### Raw records:
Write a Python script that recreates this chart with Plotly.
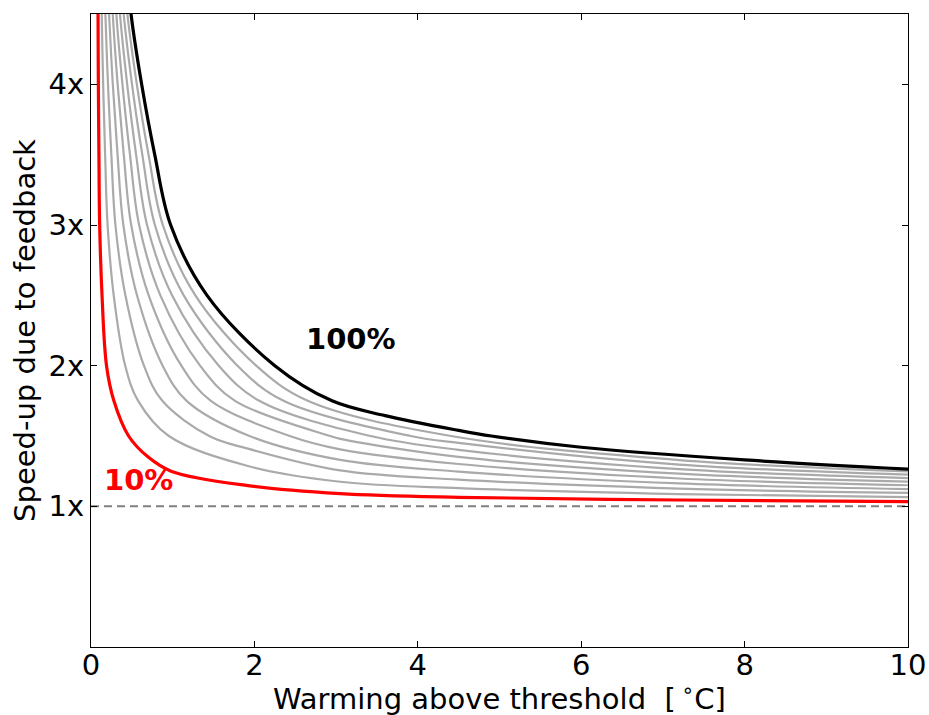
import plotly.graph_objects as go

# Curve labels (feedback strength)
PCT = [10, 20, 30, 40, 50, 60, 70, 80, 90, 100]

# Crossing of each curve (columns = PCT) with horizontal levels of speed-up
Y_LEVELS = [4.75, 4.5, 4.0, 3.5, 3.0, 2.5, 2.0, 1.75, 1.5]
X_AT_475 = [0.083, 0.124, 0.165, 0.205, 0.246, 0.287, 0.328, 0.369, 0.409, 0.45]
X_AT_45 = [0.086, 0.131, 0.176, 0.221, 0.266, 0.310, 0.355, 0.400, 0.445, 0.49]
X_AT_40 = [0.09, 0.149, 0.208, 0.267, 0.326, 0.385, 0.443, 0.502, 0.561, 0.62]
X_AT_35 = [0.097, 0.173, 0.249, 0.325, 0.401, 0.477, 0.552, 0.628, 0.704, 0.78]
X_AT_30 = [0.106, 0.203, 0.299, 0.396, 0.492, 0.589, 0.686, 0.782, 0.879, 0.975]
X_AT_25 = [0.135, 0.278, 0.421, 0.563, 0.706, 0.849, 0.992, 1.135, 1.277, 1.42]
X_AT_20 = [0.19, 0.419, 0.648, 0.877, 1.106, 1.335, 1.564, 1.793, 2.022, 2.25]
X_AT_175 = [0.28, 0.577, 0.873, 1.17, 1.467, 1.763, 2.06, 2.357, 2.653, 2.95]
X_AT_15 = [0.46, 0.953, 1.447, 1.94, 2.433, 2.927, 3.42, 3.913, 4.407, 4.9]
X_LEVEL_ROWS = [X_AT_475, X_AT_45, X_AT_40, X_AT_35, X_AT_30, X_AT_25, X_AT_20, X_AT_175, X_AT_15]

# Tail of each curve (warming, speed-up)
TAIL_X = [
    [0.70, 0.98, 1.92, 3.05, 4.5, 7.2, 10],
    [1.92, 3.05, 4.5, 7.2, 10],
    [1.92, 3.05, 4.5, 7.2, 10],
    [3.05, 4.5, 7.2, 10],
    [3.05, 4.5, 7.2, 10],
    [3.05, 4.5, 7.2, 10],
    [4.5, 7.2, 10],
    [4.5, 7.2, 10],
    [7.2, 10],
    [6.0, 8.0, 10],
]
TAIL_Y = [
    [1.35, 1.25, 1.147, 1.09, 1.064, 1.045, 1.033],
    [1.287, 1.175, 1.129, 1.087, 1.065],
    [1.41, 1.255, 1.19, 1.126, 1.095],
    [1.33, 1.247, 1.163, 1.123],
    [1.405, 1.301, 1.198, 1.15],
    [1.48, 1.352, 1.232, 1.176],
    [1.402, 1.265, 1.201],
    [1.451, 1.297, 1.225],
    [1.329, 1.248],
    [1.42, 1.33, 1.265],
]
# extra readings on the 100% curve between 1.75x and 1.5x
BLACK_MID_X = [3.6, 4.5]
BLACK_MID_Y = [1.645, 1.54]

Y_TICKS = [1, 2, 3, 4]
Y_TICK_TEXT = ["1x", "2x", "3x", "4x"]
X_TICKS = [0, 2, 4, 6, 8, 10]

FONT = "DejaVu Sans"
fig = go.Figure()

# baseline 1x
fig.add_trace(go.Scatter(x=[0, 10], y=[1, 1], mode="lines",
                         line=dict(color="#808080", width=2, dash="8px,5px"),
                         hoverinfo="skip", showlegend=False))

order = list(range(1, 9)) + [0, 9]
for i in order:
    pts = [(row[i], lv) for row, lv in zip(X_LEVEL_ROWS, Y_LEVELS)]
    pts += list(zip(TAIL_X[i], TAIL_Y[i]))
    if i == 9:
        pts += list(zip(BLACK_MID_X, BLACK_MID_Y))
    pts.sort()
    xs = [p[0] for p in pts]
    ys = [p[1] for p in pts]
    if i == 0:
        color, width = "#ff0000", 3.2
    elif i == 9:
        color, width = "#000000", 3.2
    else:
        color, width = "#aaaaaa", 2.2
    fig.add_trace(go.Scatter(x=xs, y=ys, mode="lines", name=f"{PCT[i]}%",
                             line=dict(color=color, width=width, shape="spline", smoothing=1.0),
                             showlegend=False))

fig.add_annotation(x=3.18, y=2.19, text="<b>100%</b>", showarrow=False,
                   font=dict(family=FONT, size=29, color="black"))
fig.add_annotation(x=0.58, y=1.19, text="<b>10%</b>", showarrow=False,
                   font=dict(family=FONT, size=29, color="#ff0000"))

# x-axis title placed as a text annotation below the tick labels
fig.add_annotation(xref="paper", yref="paper", x=0.5, y=-0.079, yanchor="middle",
                   text="Warming above threshold\u00a0\u00a0[\u2009<sup>\u2218</sup>C]",
                   showarrow=False, font=dict(family=FONT, size=29, color="black"))

axis_common = dict(showgrid=False, zeroline=False, showline=True, linecolor="black",
                   linewidth=1, mirror="allticks", ticks="inside", ticklen=6,
                   tickcolor="black", tickwidth=1, automargin=False,
                   tickfont=dict(family=FONT, size=29, color="black"))

fig.update_xaxes(range=[0, 10], tickvals=X_TICKS, ticktext=[str(v) for v in X_TICKS],
                 ticklabelstandoff=-8, **axis_common)
fig.update_yaxes(range=[0, 4.5], tickvals=Y_TICKS, ticktext=Y_TICK_TEXT,
                 title=dict(text="Speed-up due to feedback",
                            font=dict(family=FONT, size=29, color="black"), standoff=4),
                 **axis_common)

fig.update_layout(width=929, height=715, plot_bgcolor="white", paper_bgcolor="white",
                  margin=dict(l=91, r=21, t=14, b=68), font=dict(family=FONT))

fig.write_html("out.html")
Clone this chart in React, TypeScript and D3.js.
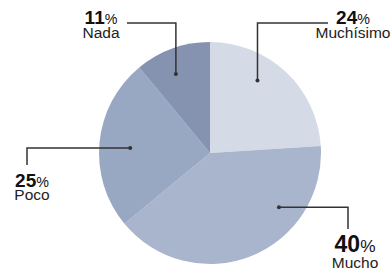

### Aim:
Set down every record once more, word for word, without pictures.

### Full output:
Write a Python script that recreates this chart with Plotly.
import plotly.graph_objects as go

# Curve labels (feedback strength)
PCT = [10, 20, 30, 40, 50, 60, 70, 80, 90, 100]

# Crossing of each curve (columns = PCT) with horizontal levels of speed-up
Y_LEVELS = [4.75, 4.5, 4.0, 3.5, 3.0, 2.5, 2.0, 1.75, 1.5]
X_AT_475 = [0.083, 0.124, 0.165, 0.205, 0.246, 0.287, 0.328, 0.369, 0.409, 0.45]
X_AT_45 = [0.086, 0.131, 0.176, 0.221, 0.266, 0.310, 0.355, 0.400, 0.445, 0.49]
X_AT_40 = [0.09, 0.149, 0.208, 0.267, 0.326, 0.385, 0.443, 0.502, 0.561, 0.62]
X_AT_35 = [0.097, 0.173, 0.249, 0.325, 0.401, 0.477, 0.552, 0.628, 0.704, 0.78]
X_AT_30 = [0.106, 0.203, 0.299, 0.396, 0.492, 0.589, 0.686, 0.782, 0.879, 0.975]
X_AT_25 = [0.135, 0.278, 0.421, 0.563, 0.706, 0.849, 0.992, 1.135, 1.277, 1.42]
X_AT_20 = [0.19, 0.419, 0.648, 0.877, 1.106, 1.335, 1.564, 1.793, 2.022, 2.25]
X_AT_175 = [0.28, 0.577, 0.873, 1.17, 1.467, 1.763, 2.06, 2.357, 2.653, 2.95]
X_AT_15 = [0.46, 0.953, 1.447, 1.94, 2.433, 2.927, 3.42, 3.913, 4.407, 4.9]
X_LEVEL_ROWS = [X_AT_475, X_AT_45, X_AT_40, X_AT_35, X_AT_30, X_AT_25, X_AT_20, X_AT_175, X_AT_15]

# Tail of each curve (warming, speed-up)
TAIL_X = [
    [0.70, 0.98, 1.92, 3.05, 4.5, 7.2, 10],
    [1.92, 3.05, 4.5, 7.2, 10],
    [1.92, 3.05, 4.5, 7.2, 10],
    [3.05, 4.5, 7.2, 10],
    [3.05, 4.5, 7.2, 10],
    [3.05, 4.5, 7.2, 10],
    [4.5, 7.2, 10],
    [4.5, 7.2, 10],
    [7.2, 10],
    [6.0, 8.0, 10],
]
TAIL_Y = [
    [1.35, 1.25, 1.147, 1.09, 1.064, 1.045, 1.033],
    [1.287, 1.175, 1.129, 1.087, 1.065],
    [1.41, 1.255, 1.19, 1.126, 1.095],
    [1.33, 1.247, 1.163, 1.123],
    [1.405, 1.301, 1.198, 1.15],
    [1.48, 1.352, 1.232, 1.176],
    [1.402, 1.265, 1.201],
    [1.451, 1.297, 1.225],
    [1.329, 1.248],
    [1.42, 1.33, 1.265],
]
# extra readings on the 100% curve between 1.75x and 1.5x
BLACK_MID_X = [3.6, 4.5]
BLACK_MID_Y = [1.645, 1.54]

Y_TICKS = [1, 2, 3, 4]
Y_TICK_TEXT = ["1x", "2x", "3x", "4x"]
X_TICKS = [0, 2, 4, 6, 8, 10]

FONT = "DejaVu Sans"
fig = go.Figure()

# baseline 1x
fig.add_trace(go.Scatter(x=[0, 10], y=[1, 1], mode="lines",
                         line=dict(color="#808080", width=2, dash="8px,5px"),
                         hoverinfo="skip", showlegend=False))

order = list(range(1, 9)) + [0, 9]
for i in order:
    pts = [(row[i], lv) for row, lv in zip(X_LEVEL_ROWS, Y_LEVELS)]
    pts += list(zip(TAIL_X[i], TAIL_Y[i]))
    if i == 9:
        pts += list(zip(BLACK_MID_X, BLACK_MID_Y))
    pts.sort()
    xs = [p[0] for p in pts]
    ys = [p[1] for p in pts]
    if i == 0:
        color, width = "#ff0000", 3.2
    elif i == 9:
        color, width = "#000000", 3.2
    else:
        color, width = "#aaaaaa", 2.2
    fig.add_trace(go.Scatter(x=xs, y=ys, mode="lines", name=f"{PCT[i]}%",
                             line=dict(color=color, width=width, shape="spline", smoothing=1.0),
                             showlegend=False))

fig.add_annotation(x=3.18, y=2.19, text="<b>100%</b>", showarrow=False,
                   font=dict(family=FONT, size=29, color="black"))
fig.add_annotation(x=0.58, y=1.19, text="<b>10%</b>", showarrow=False,
                   font=dict(family=FONT, size=29, color="#ff0000"))

# x-axis title placed as a text annotation below the tick labels
fig.add_annotation(xref="paper", yref="paper", x=0.5, y=-0.079, yanchor="middle",
                   text="Warming above threshold\u00a0\u00a0[\u2009<sup>\u2218</sup>C]",
                   showarrow=False, font=dict(family=FONT, size=29, color="black"))

axis_common = dict(showgrid=False, zeroline=False, showline=True, linecolor="black",
                   linewidth=1, mirror="allticks", ticks="inside", ticklen=6,
                   tickcolor="black", tickwidth=1, automargin=False,
                   tickfont=dict(family=FONT, size=29, color="black"))

fig.update_xaxes(range=[0, 10], tickvals=X_TICKS, ticktext=[str(v) for v in X_TICKS],
                 ticklabelstandoff=-8, **axis_common)
fig.update_yaxes(range=[0, 4.5], tickvals=Y_TICKS, ticktext=Y_TICK_TEXT,
                 title=dict(text="Speed-up due to feedback",
                            font=dict(family=FONT, size=29, color="black"), standoff=4),
                 **axis_common)

fig.update_layout(width=929, height=715, plot_bgcolor="white", paper_bgcolor="white",
                  margin=dict(l=91, r=21, t=14, b=68), font=dict(family=FONT))

fig.write_html("out.html")
Clone this chart in React, TypeScript and D3.js.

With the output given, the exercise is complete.